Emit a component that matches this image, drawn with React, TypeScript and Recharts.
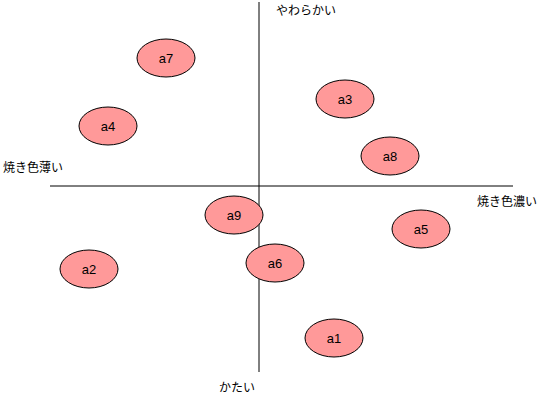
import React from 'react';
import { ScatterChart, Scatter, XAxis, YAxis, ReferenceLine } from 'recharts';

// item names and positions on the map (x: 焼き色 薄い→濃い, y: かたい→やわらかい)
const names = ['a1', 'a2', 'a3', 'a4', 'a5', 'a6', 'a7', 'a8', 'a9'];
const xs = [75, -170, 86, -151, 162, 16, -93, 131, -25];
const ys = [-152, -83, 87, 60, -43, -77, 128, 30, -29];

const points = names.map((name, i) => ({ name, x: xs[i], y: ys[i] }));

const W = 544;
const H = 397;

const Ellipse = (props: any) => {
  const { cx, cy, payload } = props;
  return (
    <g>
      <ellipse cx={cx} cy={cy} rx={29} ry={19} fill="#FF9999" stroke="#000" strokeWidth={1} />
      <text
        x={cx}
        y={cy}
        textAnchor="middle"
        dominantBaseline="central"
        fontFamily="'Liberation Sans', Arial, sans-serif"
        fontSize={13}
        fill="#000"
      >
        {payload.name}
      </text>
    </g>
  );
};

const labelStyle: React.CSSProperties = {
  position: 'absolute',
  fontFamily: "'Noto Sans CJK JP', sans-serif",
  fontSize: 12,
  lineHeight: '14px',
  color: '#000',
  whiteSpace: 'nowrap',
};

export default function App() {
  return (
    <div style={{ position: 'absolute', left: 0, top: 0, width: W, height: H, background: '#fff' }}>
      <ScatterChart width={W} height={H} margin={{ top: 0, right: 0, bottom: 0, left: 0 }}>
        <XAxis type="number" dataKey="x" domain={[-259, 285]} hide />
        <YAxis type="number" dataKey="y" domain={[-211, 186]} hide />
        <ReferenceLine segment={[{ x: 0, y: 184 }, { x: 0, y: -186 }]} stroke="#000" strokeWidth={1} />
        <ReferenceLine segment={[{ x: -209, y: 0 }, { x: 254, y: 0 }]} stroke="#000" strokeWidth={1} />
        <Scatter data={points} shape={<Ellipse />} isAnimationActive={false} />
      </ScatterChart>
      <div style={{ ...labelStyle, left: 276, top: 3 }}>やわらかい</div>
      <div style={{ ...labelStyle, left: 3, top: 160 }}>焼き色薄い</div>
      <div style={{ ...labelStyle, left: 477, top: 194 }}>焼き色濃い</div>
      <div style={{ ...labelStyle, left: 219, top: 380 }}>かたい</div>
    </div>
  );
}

...

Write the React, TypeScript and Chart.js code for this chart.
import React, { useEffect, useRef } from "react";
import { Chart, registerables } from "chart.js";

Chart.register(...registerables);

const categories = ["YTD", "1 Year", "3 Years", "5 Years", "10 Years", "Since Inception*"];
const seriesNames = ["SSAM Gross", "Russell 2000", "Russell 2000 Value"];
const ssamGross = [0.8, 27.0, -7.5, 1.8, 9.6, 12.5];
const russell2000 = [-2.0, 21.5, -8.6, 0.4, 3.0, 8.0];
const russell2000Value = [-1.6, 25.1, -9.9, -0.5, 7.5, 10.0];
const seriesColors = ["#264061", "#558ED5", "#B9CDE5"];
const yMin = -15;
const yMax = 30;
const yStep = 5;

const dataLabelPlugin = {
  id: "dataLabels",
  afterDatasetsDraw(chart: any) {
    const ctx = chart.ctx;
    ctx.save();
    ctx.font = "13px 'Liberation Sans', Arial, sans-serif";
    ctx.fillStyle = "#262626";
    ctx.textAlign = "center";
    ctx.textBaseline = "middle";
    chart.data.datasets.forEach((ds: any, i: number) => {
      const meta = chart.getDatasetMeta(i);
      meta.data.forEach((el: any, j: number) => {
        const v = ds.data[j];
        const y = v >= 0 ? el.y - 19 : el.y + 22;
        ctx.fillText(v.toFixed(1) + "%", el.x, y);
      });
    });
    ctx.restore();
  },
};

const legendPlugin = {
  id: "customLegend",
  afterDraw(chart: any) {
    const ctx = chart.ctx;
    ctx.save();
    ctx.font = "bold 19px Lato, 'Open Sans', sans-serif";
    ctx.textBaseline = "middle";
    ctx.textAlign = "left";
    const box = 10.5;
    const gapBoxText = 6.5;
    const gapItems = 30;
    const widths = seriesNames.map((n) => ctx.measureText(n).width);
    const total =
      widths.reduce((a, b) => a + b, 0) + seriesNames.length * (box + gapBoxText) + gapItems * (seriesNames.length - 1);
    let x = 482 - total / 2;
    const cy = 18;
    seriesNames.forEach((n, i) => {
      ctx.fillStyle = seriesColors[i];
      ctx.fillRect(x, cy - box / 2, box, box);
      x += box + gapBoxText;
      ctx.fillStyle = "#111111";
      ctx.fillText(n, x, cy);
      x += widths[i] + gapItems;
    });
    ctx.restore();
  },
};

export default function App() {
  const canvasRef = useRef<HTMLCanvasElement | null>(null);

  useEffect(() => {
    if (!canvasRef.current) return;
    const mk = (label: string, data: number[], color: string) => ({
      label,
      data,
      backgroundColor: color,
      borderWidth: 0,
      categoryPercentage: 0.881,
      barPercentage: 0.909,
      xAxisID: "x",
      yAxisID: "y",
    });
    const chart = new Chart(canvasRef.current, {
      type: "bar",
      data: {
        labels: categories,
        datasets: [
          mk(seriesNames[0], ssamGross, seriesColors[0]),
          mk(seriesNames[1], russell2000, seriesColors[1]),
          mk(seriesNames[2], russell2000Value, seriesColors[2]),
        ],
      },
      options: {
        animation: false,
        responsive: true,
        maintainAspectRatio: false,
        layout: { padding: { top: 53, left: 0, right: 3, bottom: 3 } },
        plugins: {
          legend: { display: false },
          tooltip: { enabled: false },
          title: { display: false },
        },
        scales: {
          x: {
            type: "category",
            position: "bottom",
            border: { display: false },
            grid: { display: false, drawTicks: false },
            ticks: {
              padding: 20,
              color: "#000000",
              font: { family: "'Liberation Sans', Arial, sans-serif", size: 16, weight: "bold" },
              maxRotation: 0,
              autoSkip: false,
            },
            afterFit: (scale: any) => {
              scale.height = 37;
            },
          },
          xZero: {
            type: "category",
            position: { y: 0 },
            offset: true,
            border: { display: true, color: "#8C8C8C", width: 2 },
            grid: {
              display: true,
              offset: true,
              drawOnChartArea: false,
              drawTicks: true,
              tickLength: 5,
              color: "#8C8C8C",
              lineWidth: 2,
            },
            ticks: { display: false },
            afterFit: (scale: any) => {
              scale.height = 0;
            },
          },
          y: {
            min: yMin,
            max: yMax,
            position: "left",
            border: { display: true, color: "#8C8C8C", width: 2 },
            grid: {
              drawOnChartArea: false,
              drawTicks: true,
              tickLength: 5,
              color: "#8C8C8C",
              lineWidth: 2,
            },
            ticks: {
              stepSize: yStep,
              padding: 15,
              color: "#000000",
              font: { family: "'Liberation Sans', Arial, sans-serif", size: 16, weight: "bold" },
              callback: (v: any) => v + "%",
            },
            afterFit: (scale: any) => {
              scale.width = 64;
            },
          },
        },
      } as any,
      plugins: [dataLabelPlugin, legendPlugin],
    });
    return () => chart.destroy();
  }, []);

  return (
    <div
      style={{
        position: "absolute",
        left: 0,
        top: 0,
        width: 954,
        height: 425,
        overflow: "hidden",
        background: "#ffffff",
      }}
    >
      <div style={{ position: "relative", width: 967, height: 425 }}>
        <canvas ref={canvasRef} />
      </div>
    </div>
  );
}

» GIVEN REQUEST
The line with "Write the React, TypeScript" marks the start and the line with "const yStep = 5;" marks the end; transcribe every line in that stretch, unchanged.

» RESULT OF THIS EXERCISE
Write the React, TypeScript and Chart.js code for this chart.
import React, { useEffect, useRef } from "react";
import { Chart, registerables } from "chart.js";

Chart.register(...registerables);

const categories = ["YTD", "1 Year", "3 Years", "5 Years", "10 Years", "Since Inception*"];
const seriesNames = ["SSAM Gross", "Russell 2000", "Russell 2000 Value"];
const ssamGross = [0.8, 27.0, -7.5, 1.8, 9.6, 12.5];
const russell2000 = [-2.0, 21.5, -8.6, 0.4, 3.0, 8.0];
const russell2000Value = [-1.6, 25.1, -9.9, -0.5, 7.5, 10.0];
const seriesColors = ["#264061", "#558ED5", "#B9CDE5"];
const yMin = -15;
const yMax = 30;
const yStep = 5;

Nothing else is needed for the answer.